## Entries with chart source code

---

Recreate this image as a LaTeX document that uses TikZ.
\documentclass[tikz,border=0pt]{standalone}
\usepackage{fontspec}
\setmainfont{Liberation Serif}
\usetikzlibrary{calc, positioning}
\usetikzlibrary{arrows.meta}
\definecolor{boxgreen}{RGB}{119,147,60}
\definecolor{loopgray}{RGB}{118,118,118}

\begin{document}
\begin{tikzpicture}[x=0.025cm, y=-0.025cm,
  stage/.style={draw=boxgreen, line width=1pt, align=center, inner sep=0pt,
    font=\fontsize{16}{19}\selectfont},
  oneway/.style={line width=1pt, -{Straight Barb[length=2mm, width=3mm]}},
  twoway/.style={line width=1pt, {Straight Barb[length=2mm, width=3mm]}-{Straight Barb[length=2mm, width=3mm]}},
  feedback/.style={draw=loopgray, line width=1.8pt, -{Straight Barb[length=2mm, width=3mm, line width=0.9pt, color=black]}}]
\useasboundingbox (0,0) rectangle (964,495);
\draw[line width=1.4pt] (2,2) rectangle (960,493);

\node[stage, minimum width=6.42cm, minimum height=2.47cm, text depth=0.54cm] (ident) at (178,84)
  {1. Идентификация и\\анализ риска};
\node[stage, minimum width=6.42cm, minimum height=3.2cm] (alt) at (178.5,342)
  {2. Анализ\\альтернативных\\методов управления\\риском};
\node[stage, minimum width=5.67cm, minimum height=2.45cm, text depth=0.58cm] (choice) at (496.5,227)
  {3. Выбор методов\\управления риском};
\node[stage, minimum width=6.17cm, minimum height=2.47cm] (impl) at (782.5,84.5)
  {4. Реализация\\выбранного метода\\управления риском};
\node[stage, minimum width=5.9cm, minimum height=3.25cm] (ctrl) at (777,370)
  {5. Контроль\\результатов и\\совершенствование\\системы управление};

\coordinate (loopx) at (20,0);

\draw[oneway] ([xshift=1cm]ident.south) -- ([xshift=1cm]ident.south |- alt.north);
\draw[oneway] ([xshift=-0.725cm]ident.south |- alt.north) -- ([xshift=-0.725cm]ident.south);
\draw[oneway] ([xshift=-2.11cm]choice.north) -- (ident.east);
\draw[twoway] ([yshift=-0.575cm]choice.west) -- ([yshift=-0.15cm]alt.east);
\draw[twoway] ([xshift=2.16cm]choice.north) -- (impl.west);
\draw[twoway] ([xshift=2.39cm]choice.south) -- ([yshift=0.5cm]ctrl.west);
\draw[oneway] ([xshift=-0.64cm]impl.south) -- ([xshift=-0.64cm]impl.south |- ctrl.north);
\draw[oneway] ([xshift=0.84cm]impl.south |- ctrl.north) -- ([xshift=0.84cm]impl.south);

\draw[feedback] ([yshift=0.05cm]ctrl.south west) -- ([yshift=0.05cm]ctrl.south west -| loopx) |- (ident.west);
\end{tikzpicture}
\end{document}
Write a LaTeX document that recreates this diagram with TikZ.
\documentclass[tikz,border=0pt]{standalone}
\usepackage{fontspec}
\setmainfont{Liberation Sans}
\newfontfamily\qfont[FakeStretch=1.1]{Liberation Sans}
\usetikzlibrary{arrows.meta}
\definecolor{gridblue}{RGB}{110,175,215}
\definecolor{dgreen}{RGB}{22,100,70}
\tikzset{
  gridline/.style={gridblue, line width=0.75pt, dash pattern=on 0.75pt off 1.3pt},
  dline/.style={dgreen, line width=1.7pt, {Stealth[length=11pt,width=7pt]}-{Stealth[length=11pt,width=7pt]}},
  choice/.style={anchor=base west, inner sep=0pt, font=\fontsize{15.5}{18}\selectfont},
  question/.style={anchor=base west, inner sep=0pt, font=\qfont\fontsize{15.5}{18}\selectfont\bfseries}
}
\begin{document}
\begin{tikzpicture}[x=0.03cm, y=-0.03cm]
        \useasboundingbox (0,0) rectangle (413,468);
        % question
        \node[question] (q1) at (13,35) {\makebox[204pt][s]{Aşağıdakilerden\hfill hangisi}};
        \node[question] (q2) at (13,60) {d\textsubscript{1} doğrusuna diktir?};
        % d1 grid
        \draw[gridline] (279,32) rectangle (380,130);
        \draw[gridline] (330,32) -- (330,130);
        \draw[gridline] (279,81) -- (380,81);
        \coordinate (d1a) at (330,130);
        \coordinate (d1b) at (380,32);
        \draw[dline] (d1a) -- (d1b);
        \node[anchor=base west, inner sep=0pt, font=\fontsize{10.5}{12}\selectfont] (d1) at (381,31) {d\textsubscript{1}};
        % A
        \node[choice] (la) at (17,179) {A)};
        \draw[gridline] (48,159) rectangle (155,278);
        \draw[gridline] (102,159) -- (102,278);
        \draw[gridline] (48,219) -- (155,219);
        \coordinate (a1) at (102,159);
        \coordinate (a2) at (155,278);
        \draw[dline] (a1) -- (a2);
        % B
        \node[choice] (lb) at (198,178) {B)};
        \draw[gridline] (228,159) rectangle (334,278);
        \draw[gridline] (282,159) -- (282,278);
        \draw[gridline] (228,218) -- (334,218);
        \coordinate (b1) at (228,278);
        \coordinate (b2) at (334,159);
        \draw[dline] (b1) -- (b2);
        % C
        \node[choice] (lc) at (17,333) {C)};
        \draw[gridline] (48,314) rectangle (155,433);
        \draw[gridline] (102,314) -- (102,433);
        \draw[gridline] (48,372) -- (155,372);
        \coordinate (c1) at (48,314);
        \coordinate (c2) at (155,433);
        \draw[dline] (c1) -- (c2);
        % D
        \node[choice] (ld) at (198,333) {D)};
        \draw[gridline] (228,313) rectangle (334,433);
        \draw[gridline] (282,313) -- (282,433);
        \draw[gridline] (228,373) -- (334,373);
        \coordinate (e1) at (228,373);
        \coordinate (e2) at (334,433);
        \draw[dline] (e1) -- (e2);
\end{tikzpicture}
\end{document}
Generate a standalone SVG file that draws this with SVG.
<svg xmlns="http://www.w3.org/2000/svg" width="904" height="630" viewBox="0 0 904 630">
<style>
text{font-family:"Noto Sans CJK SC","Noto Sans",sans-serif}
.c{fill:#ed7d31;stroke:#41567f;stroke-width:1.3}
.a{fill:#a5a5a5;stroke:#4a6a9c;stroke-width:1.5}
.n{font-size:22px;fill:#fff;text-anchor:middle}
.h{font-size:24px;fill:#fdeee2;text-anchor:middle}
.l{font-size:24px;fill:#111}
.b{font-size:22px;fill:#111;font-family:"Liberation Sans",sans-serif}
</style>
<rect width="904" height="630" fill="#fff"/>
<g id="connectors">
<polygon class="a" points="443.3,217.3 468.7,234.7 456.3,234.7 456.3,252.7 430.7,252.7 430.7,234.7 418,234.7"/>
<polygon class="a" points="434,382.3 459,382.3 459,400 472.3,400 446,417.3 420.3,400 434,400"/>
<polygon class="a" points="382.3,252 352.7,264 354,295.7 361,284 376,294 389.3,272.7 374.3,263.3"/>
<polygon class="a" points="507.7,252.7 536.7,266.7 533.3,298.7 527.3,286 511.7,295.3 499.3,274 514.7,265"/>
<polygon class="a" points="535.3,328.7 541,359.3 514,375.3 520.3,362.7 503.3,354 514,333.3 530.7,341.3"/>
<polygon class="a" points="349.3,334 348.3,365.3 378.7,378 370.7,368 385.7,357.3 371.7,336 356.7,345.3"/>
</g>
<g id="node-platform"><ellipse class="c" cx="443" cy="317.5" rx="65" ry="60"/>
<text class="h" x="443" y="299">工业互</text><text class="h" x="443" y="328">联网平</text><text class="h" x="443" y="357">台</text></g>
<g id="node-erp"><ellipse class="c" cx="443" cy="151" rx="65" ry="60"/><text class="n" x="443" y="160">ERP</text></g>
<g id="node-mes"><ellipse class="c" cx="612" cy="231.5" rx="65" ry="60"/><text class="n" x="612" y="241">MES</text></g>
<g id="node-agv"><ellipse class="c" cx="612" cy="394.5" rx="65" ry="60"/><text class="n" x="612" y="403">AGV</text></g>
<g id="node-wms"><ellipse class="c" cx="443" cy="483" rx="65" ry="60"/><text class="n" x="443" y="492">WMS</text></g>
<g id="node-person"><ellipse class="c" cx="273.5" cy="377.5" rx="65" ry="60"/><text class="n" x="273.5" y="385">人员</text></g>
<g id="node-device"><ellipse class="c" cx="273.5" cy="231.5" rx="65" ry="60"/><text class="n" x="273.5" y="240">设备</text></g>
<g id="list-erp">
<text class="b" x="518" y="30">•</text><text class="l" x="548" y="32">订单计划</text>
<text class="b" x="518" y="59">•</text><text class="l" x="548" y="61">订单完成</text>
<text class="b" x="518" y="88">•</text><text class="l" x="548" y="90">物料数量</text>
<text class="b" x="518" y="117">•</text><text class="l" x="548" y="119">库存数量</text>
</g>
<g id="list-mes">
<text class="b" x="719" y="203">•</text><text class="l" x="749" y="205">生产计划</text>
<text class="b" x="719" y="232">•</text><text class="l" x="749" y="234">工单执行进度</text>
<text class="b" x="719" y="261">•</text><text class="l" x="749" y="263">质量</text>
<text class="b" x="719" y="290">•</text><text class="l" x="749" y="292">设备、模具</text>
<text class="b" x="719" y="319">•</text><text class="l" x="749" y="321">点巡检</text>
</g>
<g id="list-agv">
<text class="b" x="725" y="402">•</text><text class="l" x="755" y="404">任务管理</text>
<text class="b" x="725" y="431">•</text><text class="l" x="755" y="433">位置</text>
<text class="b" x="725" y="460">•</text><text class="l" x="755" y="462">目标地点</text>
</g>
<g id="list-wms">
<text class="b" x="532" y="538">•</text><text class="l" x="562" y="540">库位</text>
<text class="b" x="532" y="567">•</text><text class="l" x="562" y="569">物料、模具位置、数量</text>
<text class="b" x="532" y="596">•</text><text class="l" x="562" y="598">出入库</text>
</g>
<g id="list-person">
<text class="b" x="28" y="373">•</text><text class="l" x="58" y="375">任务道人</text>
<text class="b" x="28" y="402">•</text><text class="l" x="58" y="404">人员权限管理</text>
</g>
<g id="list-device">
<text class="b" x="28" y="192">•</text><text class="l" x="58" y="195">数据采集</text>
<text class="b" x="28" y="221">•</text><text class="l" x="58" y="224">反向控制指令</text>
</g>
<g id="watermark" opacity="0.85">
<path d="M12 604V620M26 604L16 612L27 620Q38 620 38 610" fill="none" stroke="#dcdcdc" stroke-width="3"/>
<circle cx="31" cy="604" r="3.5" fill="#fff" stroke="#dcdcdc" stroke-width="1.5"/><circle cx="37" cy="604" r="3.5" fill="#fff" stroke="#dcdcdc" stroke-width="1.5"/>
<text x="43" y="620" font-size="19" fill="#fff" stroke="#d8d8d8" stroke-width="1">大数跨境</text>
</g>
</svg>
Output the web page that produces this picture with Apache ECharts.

---

## Exercise details
Respond with the number of lines containing "LaTeX" and no additional words.

## Exercise result
2